Data provided:
--- START ---
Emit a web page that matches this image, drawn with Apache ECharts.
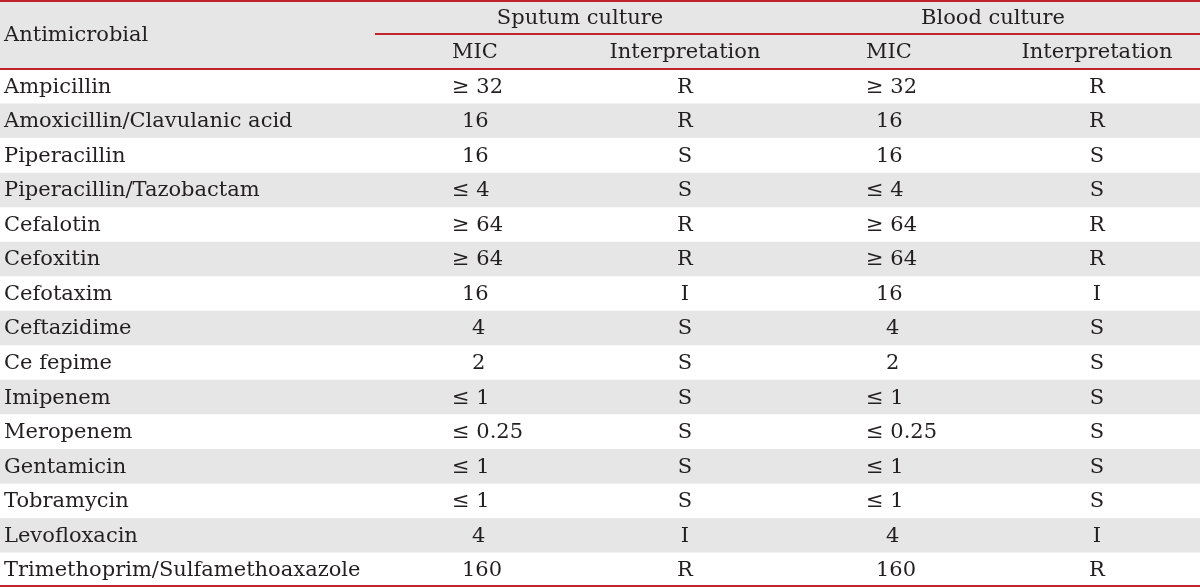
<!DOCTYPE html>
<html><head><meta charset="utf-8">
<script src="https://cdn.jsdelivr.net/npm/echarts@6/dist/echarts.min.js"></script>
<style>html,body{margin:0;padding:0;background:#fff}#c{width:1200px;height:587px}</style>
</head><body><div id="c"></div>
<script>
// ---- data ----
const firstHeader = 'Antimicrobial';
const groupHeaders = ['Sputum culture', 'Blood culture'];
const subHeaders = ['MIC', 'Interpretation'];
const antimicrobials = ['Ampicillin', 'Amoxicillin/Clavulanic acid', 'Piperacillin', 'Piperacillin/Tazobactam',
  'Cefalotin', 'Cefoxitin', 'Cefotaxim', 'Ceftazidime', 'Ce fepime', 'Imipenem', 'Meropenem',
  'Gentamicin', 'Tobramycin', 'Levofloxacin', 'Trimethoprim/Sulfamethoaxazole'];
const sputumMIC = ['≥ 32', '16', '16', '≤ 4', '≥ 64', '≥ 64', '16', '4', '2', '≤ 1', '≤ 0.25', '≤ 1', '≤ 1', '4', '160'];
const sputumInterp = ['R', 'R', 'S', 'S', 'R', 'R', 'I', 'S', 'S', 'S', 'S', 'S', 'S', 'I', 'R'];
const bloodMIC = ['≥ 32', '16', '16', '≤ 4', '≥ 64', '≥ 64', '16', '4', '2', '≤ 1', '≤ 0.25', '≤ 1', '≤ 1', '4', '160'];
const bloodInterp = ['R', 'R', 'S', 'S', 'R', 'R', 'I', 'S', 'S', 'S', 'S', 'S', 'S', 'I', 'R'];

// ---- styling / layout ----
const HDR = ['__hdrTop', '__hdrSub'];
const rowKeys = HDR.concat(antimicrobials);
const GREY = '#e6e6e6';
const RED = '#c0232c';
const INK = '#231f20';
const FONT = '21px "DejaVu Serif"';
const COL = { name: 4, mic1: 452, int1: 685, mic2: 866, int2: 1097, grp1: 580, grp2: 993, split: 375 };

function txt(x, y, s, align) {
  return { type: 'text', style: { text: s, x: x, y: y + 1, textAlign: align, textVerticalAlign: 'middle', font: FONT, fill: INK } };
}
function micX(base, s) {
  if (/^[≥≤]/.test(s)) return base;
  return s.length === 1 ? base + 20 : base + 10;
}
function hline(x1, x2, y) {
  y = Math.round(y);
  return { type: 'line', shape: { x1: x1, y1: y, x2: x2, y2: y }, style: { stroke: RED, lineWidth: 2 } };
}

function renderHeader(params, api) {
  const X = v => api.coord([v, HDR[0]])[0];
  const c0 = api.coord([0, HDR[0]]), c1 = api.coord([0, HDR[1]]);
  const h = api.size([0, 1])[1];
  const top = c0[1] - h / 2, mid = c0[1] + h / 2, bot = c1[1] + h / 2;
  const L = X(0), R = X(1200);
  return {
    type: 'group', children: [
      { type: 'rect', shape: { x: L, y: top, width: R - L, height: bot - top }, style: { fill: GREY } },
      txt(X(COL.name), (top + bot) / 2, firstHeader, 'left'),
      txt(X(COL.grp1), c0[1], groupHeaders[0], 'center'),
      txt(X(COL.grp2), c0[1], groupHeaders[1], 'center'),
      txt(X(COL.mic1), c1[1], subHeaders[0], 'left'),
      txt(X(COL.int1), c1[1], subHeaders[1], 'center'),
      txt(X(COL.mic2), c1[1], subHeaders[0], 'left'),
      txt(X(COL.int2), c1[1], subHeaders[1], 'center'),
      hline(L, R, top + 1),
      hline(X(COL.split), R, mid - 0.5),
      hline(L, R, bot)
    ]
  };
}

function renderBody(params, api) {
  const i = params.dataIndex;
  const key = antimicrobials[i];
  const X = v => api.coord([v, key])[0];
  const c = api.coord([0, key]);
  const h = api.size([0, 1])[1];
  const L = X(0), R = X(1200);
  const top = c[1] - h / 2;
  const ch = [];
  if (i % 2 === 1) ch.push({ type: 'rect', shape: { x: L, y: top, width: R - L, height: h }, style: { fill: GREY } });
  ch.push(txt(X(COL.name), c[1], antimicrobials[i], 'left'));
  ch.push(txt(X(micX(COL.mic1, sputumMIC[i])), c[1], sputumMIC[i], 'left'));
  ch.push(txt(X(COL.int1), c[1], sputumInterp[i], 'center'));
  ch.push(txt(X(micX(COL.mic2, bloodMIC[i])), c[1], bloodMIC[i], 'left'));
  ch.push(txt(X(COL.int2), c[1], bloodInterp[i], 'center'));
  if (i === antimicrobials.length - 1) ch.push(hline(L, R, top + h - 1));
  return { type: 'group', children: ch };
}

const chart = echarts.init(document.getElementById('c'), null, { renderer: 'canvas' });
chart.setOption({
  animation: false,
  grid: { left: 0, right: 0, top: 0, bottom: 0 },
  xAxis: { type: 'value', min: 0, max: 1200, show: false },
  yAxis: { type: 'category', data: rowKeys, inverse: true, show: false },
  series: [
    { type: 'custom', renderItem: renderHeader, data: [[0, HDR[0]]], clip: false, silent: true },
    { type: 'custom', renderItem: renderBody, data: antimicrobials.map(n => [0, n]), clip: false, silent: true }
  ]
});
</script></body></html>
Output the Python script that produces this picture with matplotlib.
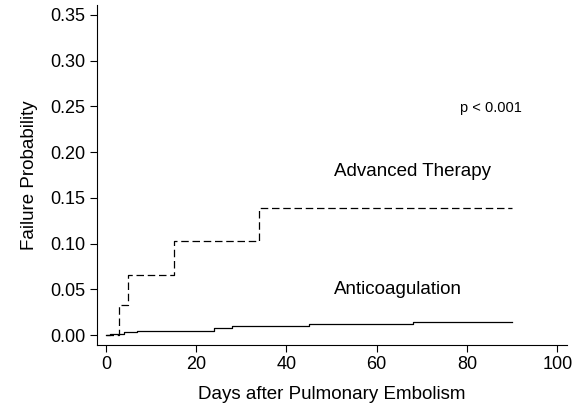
--- END ---
Required task: Return every line above that contains the word "script".

Response to this task:
<script src="https://cdn.jsdelivr.net/npm/echarts@6/dist/echarts.min.js"></script>
<script>
</script></body></html>
Output the Python script that produces this picture with matplotlib.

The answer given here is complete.